Driving the news: Companies seeing gains Monday included huge independents like Marathon Oil (roughly 10%) and ConocoPhillips (9%), and majors Chevron (4%) and Exxon (6%), to name a few.

What they’re saying: Multiple analysts raised their 2023 price forecasts and see OPEC+ looking to keep Brent crude above $80 per barrel.

Threat level: The International Energy Agency said oil markets were already slated to tighten this year.

  • The new cuts “risk exacerbating those strains and pushing up oil prices at a time when strong inflationary pressures are hurting vulnerable consumers.”

How it works: One thing that may have swayed OPEC: confidence that they won’t prompt a U.S. supply surge that blunts the price increases.

  • “The U.S. shale industry … seems stuck on a lower growth trajectory, and the limited threat of a shale supply response may have emboldened OPEC+,” writes Ben Cahill of the Center for Strategic and International Studies.

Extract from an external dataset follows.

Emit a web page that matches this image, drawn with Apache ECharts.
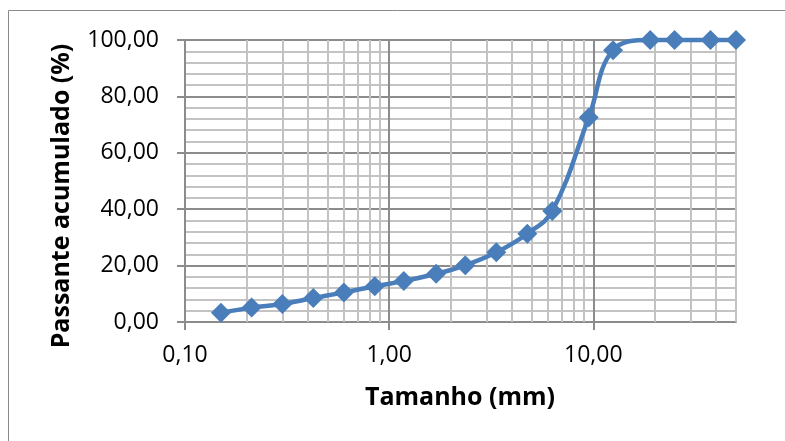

The intrigue: The White House response was mild compared with anger over OPEC+ cuts announced last October ahead of the midterm elections and amid higher energy prices.

  • The National Security Council’s John Kirby told reporters the new cuts are not “advisable” given “market uncertainty.”
  • But he noted the U.S. “strategic partnership” with Saudi Arabia despite disagreement with specific decisions.